Exercise details: Only the lines from the top of the records below through the line containing "(rep) at (247,192)" should be printed, exactly and without pictures.

########

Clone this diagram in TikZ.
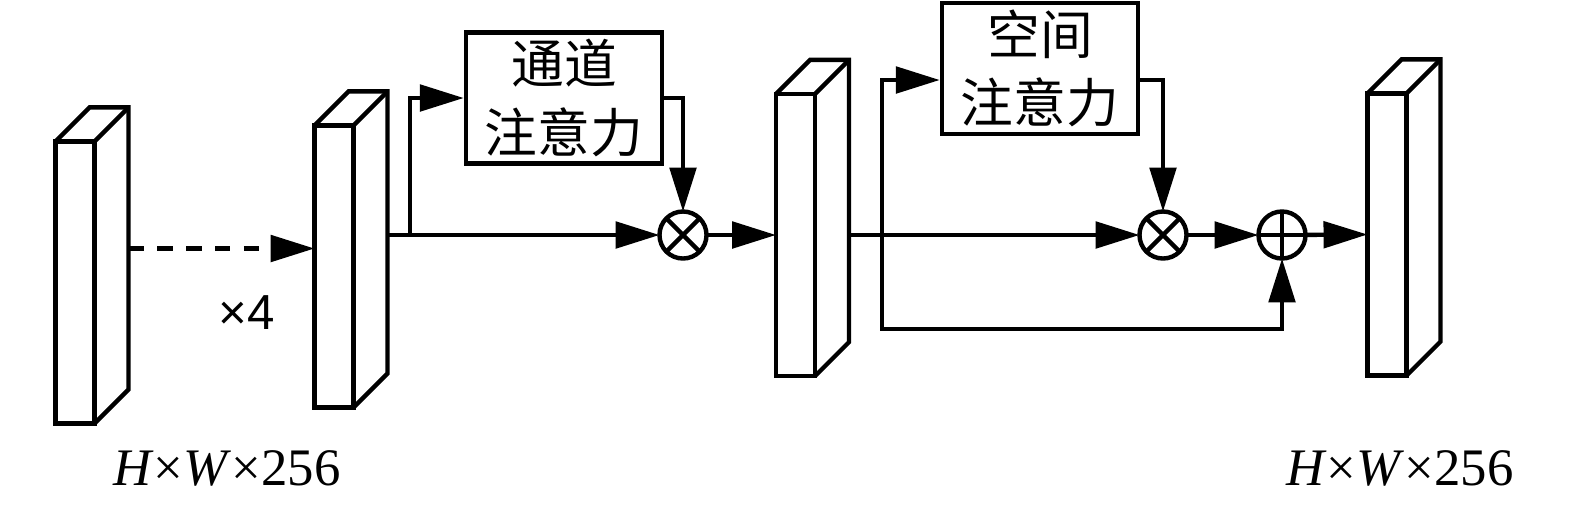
\documentclass[tikz,border=0pt]{standalone}
\usepackage{fontspec}
\setmainfont{Liberation Serif}
\newfontfamily\cjkfont{Noto Sans CJK SC}
\newfontfamily\armfont{Liberation Sans}
\usetikzlibrary{positioning,arrows.meta,calc}
\tikzset{
  flow/.style={-{Triangle[length=12.5pt,width=7.5pt]},line width=1.25pt},
  dashflow/.style={flow,dash pattern=on 4.4pt off 3.8pt},
  edge/.style={line width=1.25pt,line join=miter},
  front/.style={draw,line width=1.25pt,minimum width=0.39cm,minimum height=2.82cm,
    inner sep=0pt,outer sep=0pt},
  attbox/.style={draw,line width=1.25pt,minimum width=1.96cm,minimum height=1.31cm,
    align=center,font=\cjkfont\fontsize{15pt}{19.4pt}\selectfont,inner sep=0pt},
  opnode/.style={draw,circle,line width=1.25pt,minimum size=0.47cm,inner sep=0pt,outer sep=0pt},
  dimlabel/.style={font=\fontsize{15pt}{18pt}\selectfont}
}
% feature map drawn as a thin cuboid
\newcommand{\featmap}[2]{%
  \node[front] (#1) at (#2) {};
  \draw[edge] (#1.north west) -- ++(34,34) -- ++(39,0) coordinate (#1-tr)
    -- ($(#1.south east)+(34,34)$) -- (#1.south east);
  \draw[edge] (#1.north east) -- (#1-tr);
}

\begin{document}
\begin{tikzpicture}[x=0.01cm,y=0.01cm]
  \useasboundingbox (0,0) rectangle (1575,505);

  % feature maps
  \featmap{fin}{75,222.5}
  \featmap{fmid}{334,238.5}
  \featmap{fatt}{795.5,270}
  \featmap{fout}{1387,270.5}

  % operators
  \node[opnode] (mul1) at (683,270) {};
  \draw[edge] (mul1.north east) -- (mul1.south west) (mul1.north west) -- (mul1.south east);
  \node[opnode] (mul2) at (1163,270) {};
  \draw[edge] (mul2.north east) -- (mul2.south west) (mul2.north west) -- (mul2.south east);
  \node[opnode] (add) at (1282,270) {};
  \draw[edge] (add.north) -- (add.south) (add.west) -- (add.east);

  % attention blocks
  \node[attbox] (chan) at (564,407) {通道\\注意力};
  \node[attbox] (spat) at (1040,436.5) {空间\\注意力};

  % repeated stage
  \draw[dashflow] ($(fin.east)+(34,34)$) -- (fmid.west |- {$(fin.east)+(34,34)$});
  \node[font=\armfont\fontsize{14pt}{16pt}\selectfont] (rep) at (247,192) {×4};

  % channel attention branch
  \coordinate (sp1) at (410,270);
  \draw[flow] (fmid-tr |- mul1) -- (mul1);
  \draw[flow] (sp1) |- (chan.west);
  \draw[flow] (chan.east) -| (mul1.north);
  \draw[flow] (mul1) -- (fatt.west);

  % spatial attention branch and shortcut
  \coordinate (sp2) at (882,270);
  \coordinate (lo) at (882,176);
  \draw[flow] (fatt-tr |- mul2) -- (mul2);
  \draw[flow] (sp2) |- ([yshift=-0.115cm]spat.west);
  \draw[flow] ([yshift=-0.115cm]spat.east) -| (mul2.north);
  \draw[flow] (sp2) -- (lo) -| (add.south);
  \draw[flow] (mul2) -- (add);
  \draw[flow] (add) -- (fout.west);

  % sizes
  \node[dimlabel] (dimin) at (227,37) {\textit{H}×\textit{W}×256};
  \node[dimlabel] (dimout) at (1400,37) {\textit{H}×\textit{W}×256};
\end{tikzpicture}
\end{document}
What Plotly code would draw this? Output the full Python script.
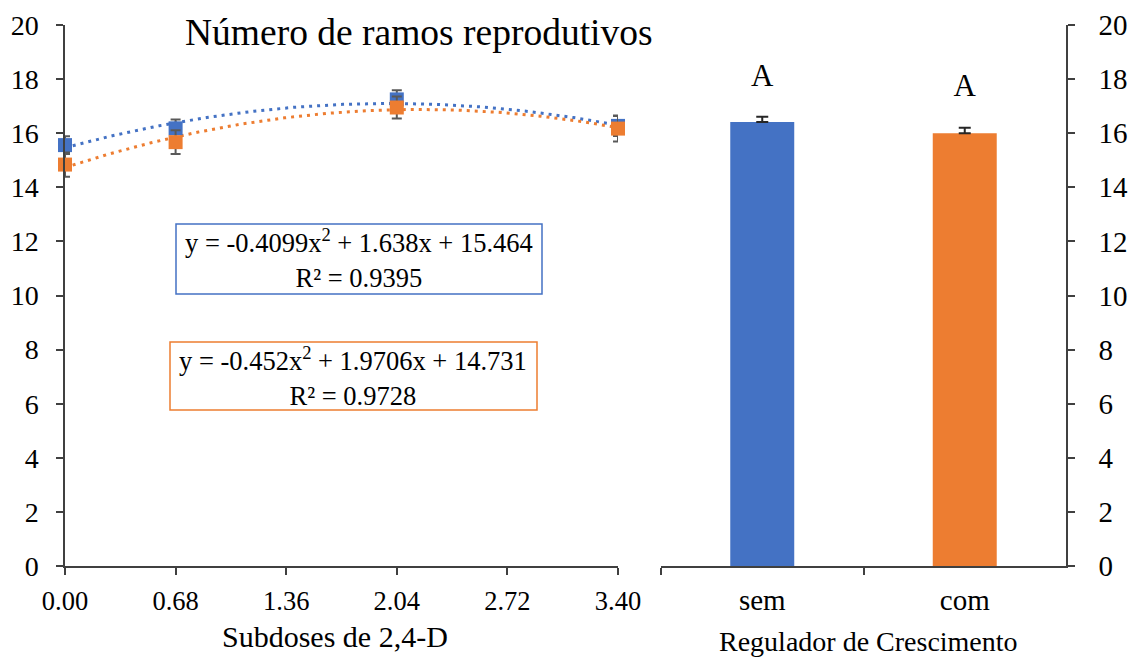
import numpy as np
import plotly.graph_objects as go

# Left panel: doses of 2,4-D and mean number of reproductive branches
doses = [0.00, 0.68, 2.04, 3.40]
sem_vals = [15.56, 16.18, 17.25, 16.27]
sem_err = [0.33, 0.33, 0.34, 0.37]
com_vals = [14.84, 15.67, 16.95, 16.17]
com_err = [0.45, 0.44, 0.41, 0.48]

# Quadratic fits shown in the equation boxes
sem_fit = [-0.4099, 1.638, 15.464]
com_fit = [-0.452, 1.9706, 14.731]
sem_eq = "y = -0.4099x<sup>2</sup> + 1.638x + 15.464<br>R² = 0.9395"
com_eq = "y = -0.452x<sup>2</sup> + 1.9706x + 14.731<br>R² = 0.9728"

# Right panel: growth regulator means
reg_cats = ["sem", "com"]
reg_vals = [16.41, 16.00]
reg_err = [0.20, 0.20]
reg_letters = ["A", "A"]
letter_y = [18.05, 17.65]

x_ticks = [0.00, 0.68, 1.36, 2.04, 2.72, 3.40]
y_ticks = list(range(0, 21, 2))

BLUE = "#4472C4"
ORANGE = "#ED7D31"
GREY = "#595959"
FONT = "Liberation Serif"
W, H = 1131, 657


def px(x):
    return x / W


def py(y):
    return 1 - y / H


fig = go.Figure()

xs = np.linspace(0, 3.4, 200)
for coef, color in [(sem_fit, BLUE), (com_fit, ORANGE)]:
    fig.add_trace(go.Scatter(
        x=xs, y=np.polyval(coef, xs), mode="lines",
        line=dict(color=color, width=3, dash="3px,5px"),
        xaxis="x", yaxis="y", hoverinfo="skip", showlegend=False,
    ))

for vals, err, color in [(sem_vals, sem_err, BLUE), (com_vals, com_err, ORANGE)]:
    fig.add_trace(go.Scatter(
        x=doses, y=vals, mode="markers",
        marker=dict(symbol="square", size=14, color=color),
        error_y=dict(type="data", array=err, color=GREY, thickness=2, width=5),
        xaxis="x", yaxis="y", cliponaxis=False, showlegend=False,
    ))

fig.add_trace(go.Bar(
    x=reg_cats, y=reg_vals, marker=dict(color=[BLUE, ORANGE], line=dict(width=0)),
    error_y=dict(type="data", symmetric=False, array=reg_err, arrayminus=[0, 0],
                 color="#262626", thickness=2, width=6),
    width=0.316, xaxis="x2", yaxis="y2", showlegend=False,
))

fig.add_trace(go.Scatter(
    x=reg_cats, y=letter_y, mode="text", text=reg_letters,
    textfont=dict(family=FONT, size=31, color="black"),
    xaxis="x2", yaxis="y2", showlegend=False, hoverinfo="skip",
))


def axis_style(size):
    return dict(
        showline=True, linecolor="#404040", linewidth=1.5, showgrid=False,
        zeroline=False, ticks="outside", tickcolor="#404040", tickwidth=1.5,
        ticklen=7, automargin=False,
        tickfont=dict(family=FONT, size=size, color="black"),
    )


fig.update_layout(
    width=W, height=H,
    margin=dict(l=0, r=0, t=0, b=0),
    paper_bgcolor="white", plot_bgcolor="white",
    xaxis=dict(domain=[px(65), px(618)], range=[0, 3.4], tickvals=x_ticks,
               tickformat=".2f", anchor="y", ticklabelstandoff=3, **axis_style(26.5)),
    yaxis=dict(domain=[py(566), py(25)], range=[0, 20], tickvals=y_ticks,
               anchor="x", ticklabelstandoff=12, **axis_style(28)),
    xaxis2=dict(domain=[px(661), px(1066)], range=[-0.5, 1.5], type="category",
                tickson="boundaries", anchor="y2", ticklabelstandoff=7,
                **axis_style(29)),
    yaxis2=dict(domain=[py(566), py(25)], range=[0, 20], tickvals=y_ticks,
                side="right", anchor="x2", ticklabelstandoff=18, **axis_style(29)),
    shapes=[
        dict(type="rect", xref="paper", yref="paper", x0=px(176), x1=px(542),
             y0=py(294), y1=py(224), line=dict(color=BLUE, width=1.5)),
        dict(type="rect", xref="paper", yref="paper", x0=px(170), x1=px(537),
             y0=py(410), y1=py(342), line=dict(color=ORANGE, width=1.5)),
    ],
    annotations=[
        dict(text=sem_eq, xref="paper", yref="paper", x=px(359), y=py(259),
             xanchor="center", yanchor="middle", align="center", showarrow=False,
             font=dict(family=FONT, size=26.5, color="black")),
        dict(text=com_eq, xref="paper", yref="paper", x=px(353), y=py(376),
             xanchor="center", yanchor="middle", align="center", showarrow=False,
             font=dict(family=FONT, size=26.5, color="black")),
        dict(text="Número de ramos reprodutivos", xref="paper", yref="paper",
             x=px(419), y=py(32), xanchor="center", yanchor="middle", showarrow=False,
             font=dict(family=FONT, size=37.5, color="black")),
        dict(text="Subdoses de 2,4-D", xref="paper", yref="paper",
             x=px(335), y=py(636), xanchor="center", yanchor="middle", showarrow=False,
             font=dict(family=FONT, size=30, color="black")),
        dict(text="Regulador de Crescimento", xref="paper", yref="paper",
             x=px(868), y=py(641), xanchor="center", yanchor="middle", showarrow=False,
             font=dict(family=FONT, size=28, color="black")),
    ],
)

fig.write_html("out.html")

########

Expected answer:
Clone this diagram in TikZ.
\documentclass[tikz,border=0pt]{standalone}
\usepackage{fontspec}
\setmainfont{Liberation Serif}
\newfontfamily\cjkfont{Noto Sans CJK SC}
\newfontfamily\armfont{Liberation Sans}
\usetikzlibrary{positioning,arrows.meta,calc}
\tikzset{
  flow/.style={-{Triangle[length=12.5pt,width=7.5pt]},line width=1.25pt},
  dashflow/.style={flow,dash pattern=on 4.4pt off 3.8pt},
  edge/.style={line width=1.25pt,line join=miter},
  front/.style={draw,line width=1.25pt,minimum width=0.39cm,minimum height=2.82cm,
    inner sep=0pt,outer sep=0pt},
  attbox/.style={draw,line width=1.25pt,minimum width=1.96cm,minimum height=1.31cm,
    align=center,font=\cjkfont\fontsize{15pt}{19.4pt}\selectfont,inner sep=0pt},
  opnode/.style={draw,circle,line width=1.25pt,minimum size=0.47cm,inner sep=0pt,outer sep=0pt},
  dimlabel/.style={font=\fontsize{15pt}{18pt}\selectfont}
}
% feature map drawn as a thin cuboid
\newcommand{\featmap}[2]{%
  \node[front] (#1) at (#2) {};
  \draw[edge] (#1.north west) -- ++(34,34) -- ++(39,0) coordinate (#1-tr)
    -- ($(#1.south east)+(34,34)$) -- (#1.south east);
  \draw[edge] (#1.north east) -- (#1-tr);
}

\begin{document}
\begin{tikzpicture}[x=0.01cm,y=0.01cm]
  \useasboundingbox (0,0) rectangle (1575,505);

  % feature maps
  \featmap{fin}{75,222.5}
  \featmap{fmid}{334,238.5}
  \featmap{fatt}{795.5,270}
  \featmap{fout}{1387,270.5}

  % operators
  \node[opnode] (mul1) at (683,270) {};
  \draw[edge] (mul1.north east) -- (mul1.south west) (mul1.north west) -- (mul1.south east);
  \node[opnode] (mul2) at (1163,270) {};
  \draw[edge] (mul2.north east) -- (mul2.south west) (mul2.north west) -- (mul2.south east);
  \node[opnode] (add) at (1282,270) {};
  \draw[edge] (add.north) -- (add.south) (add.west) -- (add.east);

  % attention blocks
  \node[attbox] (chan) at (564,407) {通道\\注意力};
  \node[attbox] (spat) at (1040,436.5) {空间\\注意力};

  % repeated stage
  \draw[dashflow] ($(fin.east)+(34,34)$) -- (fmid.west |- {$(fin.east)+(34,34)$});
  \node[font=\armfont\fontsize{14pt}{16pt}\selectfont] (rep) at (247,192) {×4};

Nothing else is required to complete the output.